/---

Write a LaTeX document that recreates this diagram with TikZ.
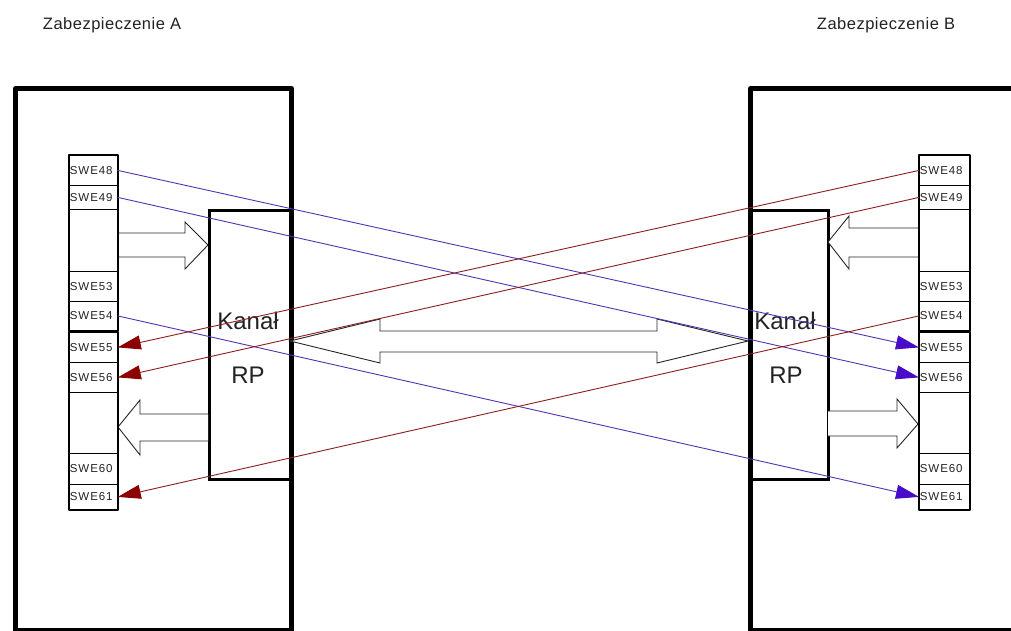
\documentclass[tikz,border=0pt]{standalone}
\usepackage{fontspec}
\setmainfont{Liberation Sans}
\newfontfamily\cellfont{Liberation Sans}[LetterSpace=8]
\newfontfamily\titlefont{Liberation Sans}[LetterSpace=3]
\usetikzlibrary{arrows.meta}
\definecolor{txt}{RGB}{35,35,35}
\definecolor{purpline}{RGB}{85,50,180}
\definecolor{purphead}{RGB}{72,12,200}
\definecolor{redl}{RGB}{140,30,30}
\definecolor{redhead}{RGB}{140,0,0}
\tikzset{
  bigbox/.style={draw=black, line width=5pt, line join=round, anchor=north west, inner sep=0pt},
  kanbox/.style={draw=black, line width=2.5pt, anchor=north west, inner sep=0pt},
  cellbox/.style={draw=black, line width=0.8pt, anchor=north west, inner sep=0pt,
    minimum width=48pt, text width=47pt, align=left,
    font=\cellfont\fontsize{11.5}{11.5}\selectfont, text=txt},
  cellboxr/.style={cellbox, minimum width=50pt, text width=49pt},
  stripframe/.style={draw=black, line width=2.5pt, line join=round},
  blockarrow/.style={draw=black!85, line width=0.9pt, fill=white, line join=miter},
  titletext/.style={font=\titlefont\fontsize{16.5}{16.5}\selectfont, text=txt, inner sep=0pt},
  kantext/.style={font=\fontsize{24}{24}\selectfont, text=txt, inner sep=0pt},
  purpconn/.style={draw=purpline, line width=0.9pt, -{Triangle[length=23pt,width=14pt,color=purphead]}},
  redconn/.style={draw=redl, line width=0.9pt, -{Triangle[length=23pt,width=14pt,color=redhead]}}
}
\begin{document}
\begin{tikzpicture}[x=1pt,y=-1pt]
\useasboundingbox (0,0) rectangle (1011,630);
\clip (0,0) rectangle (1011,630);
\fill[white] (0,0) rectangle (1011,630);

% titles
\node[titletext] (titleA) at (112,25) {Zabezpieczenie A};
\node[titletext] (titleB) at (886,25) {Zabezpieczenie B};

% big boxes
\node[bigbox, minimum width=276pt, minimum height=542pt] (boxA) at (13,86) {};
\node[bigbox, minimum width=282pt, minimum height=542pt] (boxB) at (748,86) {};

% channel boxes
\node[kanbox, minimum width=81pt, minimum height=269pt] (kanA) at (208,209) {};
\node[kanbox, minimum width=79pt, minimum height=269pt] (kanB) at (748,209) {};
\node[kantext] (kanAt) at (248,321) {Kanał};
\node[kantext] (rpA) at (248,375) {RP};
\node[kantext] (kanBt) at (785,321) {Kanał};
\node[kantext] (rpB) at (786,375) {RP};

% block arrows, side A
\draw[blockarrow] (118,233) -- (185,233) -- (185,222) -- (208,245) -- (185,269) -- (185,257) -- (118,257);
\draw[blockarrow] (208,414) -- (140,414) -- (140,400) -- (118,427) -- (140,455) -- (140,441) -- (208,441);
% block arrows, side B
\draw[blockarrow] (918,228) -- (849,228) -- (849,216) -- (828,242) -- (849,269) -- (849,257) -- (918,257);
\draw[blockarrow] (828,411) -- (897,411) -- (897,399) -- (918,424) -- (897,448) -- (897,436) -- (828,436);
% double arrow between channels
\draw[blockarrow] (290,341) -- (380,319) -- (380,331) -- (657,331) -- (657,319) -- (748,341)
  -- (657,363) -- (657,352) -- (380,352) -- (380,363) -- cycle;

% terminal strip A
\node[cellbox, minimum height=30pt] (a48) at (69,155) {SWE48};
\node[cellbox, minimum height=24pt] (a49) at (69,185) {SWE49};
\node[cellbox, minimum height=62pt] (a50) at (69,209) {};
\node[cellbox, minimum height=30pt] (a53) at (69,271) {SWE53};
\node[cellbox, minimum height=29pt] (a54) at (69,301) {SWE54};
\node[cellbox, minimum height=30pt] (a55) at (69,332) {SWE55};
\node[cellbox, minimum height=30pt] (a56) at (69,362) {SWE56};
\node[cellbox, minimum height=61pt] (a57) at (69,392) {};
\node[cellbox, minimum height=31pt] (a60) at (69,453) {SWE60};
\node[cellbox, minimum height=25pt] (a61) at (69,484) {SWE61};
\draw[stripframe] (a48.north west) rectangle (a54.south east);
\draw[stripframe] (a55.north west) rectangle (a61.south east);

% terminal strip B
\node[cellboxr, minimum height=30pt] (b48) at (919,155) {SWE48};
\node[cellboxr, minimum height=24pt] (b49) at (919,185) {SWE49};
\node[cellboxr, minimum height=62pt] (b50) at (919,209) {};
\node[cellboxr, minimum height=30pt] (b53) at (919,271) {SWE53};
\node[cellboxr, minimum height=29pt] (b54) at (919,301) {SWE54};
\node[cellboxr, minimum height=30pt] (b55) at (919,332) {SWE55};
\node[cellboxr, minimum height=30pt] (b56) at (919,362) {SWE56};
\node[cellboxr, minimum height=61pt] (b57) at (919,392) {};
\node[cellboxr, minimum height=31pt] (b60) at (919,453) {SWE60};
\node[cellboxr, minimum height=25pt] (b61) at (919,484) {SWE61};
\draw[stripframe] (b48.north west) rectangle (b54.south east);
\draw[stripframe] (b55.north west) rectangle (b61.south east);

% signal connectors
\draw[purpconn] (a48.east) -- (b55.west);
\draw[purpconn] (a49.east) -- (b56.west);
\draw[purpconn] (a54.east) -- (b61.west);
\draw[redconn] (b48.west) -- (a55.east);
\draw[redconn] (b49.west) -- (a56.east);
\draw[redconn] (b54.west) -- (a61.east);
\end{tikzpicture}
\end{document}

\---

◆ JOB:
Every line above should be returned exactly; the pictures stay out.

◆ RESULT:
Write a LaTeX document that recreates this diagram with TikZ.
\documentclass[tikz,border=0pt]{standalone}
\usepackage{fontspec}
\setmainfont{Liberation Sans}
\newfontfamily\cellfont{Liberation Sans}[LetterSpace=8]
\newfontfamily\titlefont{Liberation Sans}[LetterSpace=3]
\usetikzlibrary{arrows.meta}
\definecolor{txt}{RGB}{35,35,35}
\definecolor{purpline}{RGB}{85,50,180}
\definecolor{purphead}{RGB}{72,12,200}
\definecolor{redl}{RGB}{140,30,30}
\definecolor{redhead}{RGB}{140,0,0}
\tikzset{
  bigbox/.style={draw=black, line width=5pt, line join=round, anchor=north west, inner sep=0pt},
  kanbox/.style={draw=black, line width=2.5pt, anchor=north west, inner sep=0pt},
  cellbox/.style={draw=black, line width=0.8pt, anchor=north west, inner sep=0pt,
    minimum width=48pt, text width=47pt, align=left,
    font=\cellfont\fontsize{11.5}{11.5}\selectfont, text=txt},
  cellboxr/.style={cellbox, minimum width=50pt, text width=49pt},
  stripframe/.style={draw=black, line width=2.5pt, line join=round},
  blockarrow/.style={draw=black!85, line width=0.9pt, fill=white, line join=miter},
  titletext/.style={font=\titlefont\fontsize{16.5}{16.5}\selectfont, text=txt, inner sep=0pt},
  kantext/.style={font=\fontsize{24}{24}\selectfont, text=txt, inner sep=0pt},
  purpconn/.style={draw=purpline, line width=0.9pt, -{Triangle[length=23pt,width=14pt,color=purphead]}},
  redconn/.style={draw=redl, line width=0.9pt, -{Triangle[length=23pt,width=14pt,color=redhead]}}
}
\begin{document}
\begin{tikzpicture}[x=1pt,y=-1pt]
\useasboundingbox (0,0) rectangle (1011,630);
\clip (0,0) rectangle (1011,630);
\fill[white] (0,0) rectangle (1011,630);

% titles
\node[titletext] (titleA) at (112,25) {Zabezpieczenie A};
\node[titletext] (titleB) at (886,25) {Zabezpieczenie B};

% big boxes
\node[bigbox, minimum width=276pt, minimum height=542pt] (boxA) at (13,86) {};
\node[bigbox, minimum width=282pt, minimum height=542pt] (boxB) at (748,86) {};

% channel boxes
\node[kanbox, minimum width=81pt, minimum height=269pt] (kanA) at (208,209) {};
\node[kanbox, minimum width=79pt, minimum height=269pt] (kanB) at (748,209) {};
\node[kantext] (kanAt) at (248,321) {Kanał};
\node[kantext] (rpA) at (248,375) {RP};
\node[kantext] (kanBt) at (785,321) {Kanał};
\node[kantext] (rpB) at (786,375) {RP};

% block arrows, side A
\draw[blockarrow] (118,233) -- (185,233) -- (185,222) -- (208,245) -- (185,269) -- (185,257) -- (118,257);
\draw[blockarrow] (208,414) -- (140,414) -- (140,400) -- (118,427) -- (140,455) -- (140,441) -- (208,441);
% block arrows, side B
\draw[blockarrow] (918,228) -- (849,228) -- (849,216) -- (828,242) -- (849,269) -- (849,257) -- (918,257);
\draw[blockarrow] (828,411) -- (897,411) -- (897,399) -- (918,424) -- (897,448) -- (897,436) -- (828,436);
% double arrow between channels
\draw[blockarrow] (290,341) -- (380,319) -- (380,331) -- (657,331) -- (657,319) -- (748,341)
  -- (657,363) -- (657,352) -- (380,352) -- (380,363) -- cycle;

% terminal strip A
\node[cellbox, minimum height=30pt] (a48) at (69,155) {SWE48};
\node[cellbox, minimum height=24pt] (a49) at (69,185) {SWE49};
\node[cellbox, minimum height=62pt] (a50) at (69,209) {};
\node[cellbox, minimum height=30pt] (a53) at (69,271) {SWE53};
\node[cellbox, minimum height=29pt] (a54) at (69,301) {SWE54};
\node[cellbox, minimum height=30pt] (a55) at (69,332) {SWE55};
\node[cellbox, minimum height=30pt] (a56) at (69,362) {SWE56};
\node[cellbox, minimum height=61pt] (a57) at (69,392) {};
\node[cellbox, minimum height=31pt] (a60) at (69,453) {SWE60};
\node[cellbox, minimum height=25pt] (a61) at (69,484) {SWE61};
\draw[stripframe] (a48.north west) rectangle (a54.south east);
\draw[stripframe] (a55.north west) rectangle (a61.south east);

% terminal strip B
\node[cellboxr, minimum height=30pt] (b48) at (919,155) {SWE48};
\node[cellboxr, minimum height=24pt] (b49) at (919,185) {SWE49};
\node[cellboxr, minimum height=62pt] (b50) at (919,209) {};
\node[cellboxr, minimum height=30pt] (b53) at (919,271) {SWE53};
\node[cellboxr, minimum height=29pt] (b54) at (919,301) {SWE54};
\node[cellboxr, minimum height=30pt] (b55) at (919,332) {SWE55};
\node[cellboxr, minimum height=30pt] (b56) at (919,362) {SWE56};
\node[cellboxr, minimum height=61pt] (b57) at (919,392) {};
\node[cellboxr, minimum height=31pt] (b60) at (919,453) {SWE60};
\node[cellboxr, minimum height=25pt] (b61) at (919,484) {SWE61};
\draw[stripframe] (b48.north west) rectangle (b54.south east);
\draw[stripframe] (b55.north west) rectangle (b61.south east);

% signal connectors
\draw[purpconn] (a48.east) -- (b55.west);
\draw[purpconn] (a49.east) -- (b56.west);
\draw[purpconn] (a54.east) -- (b61.west);
\draw[redconn] (b48.west) -- (a55.east);
\draw[redconn] (b49.west) -- (a56.east);
\draw[redconn] (b54.west) -- (a61.east);
\end{tikzpicture}
\end{document}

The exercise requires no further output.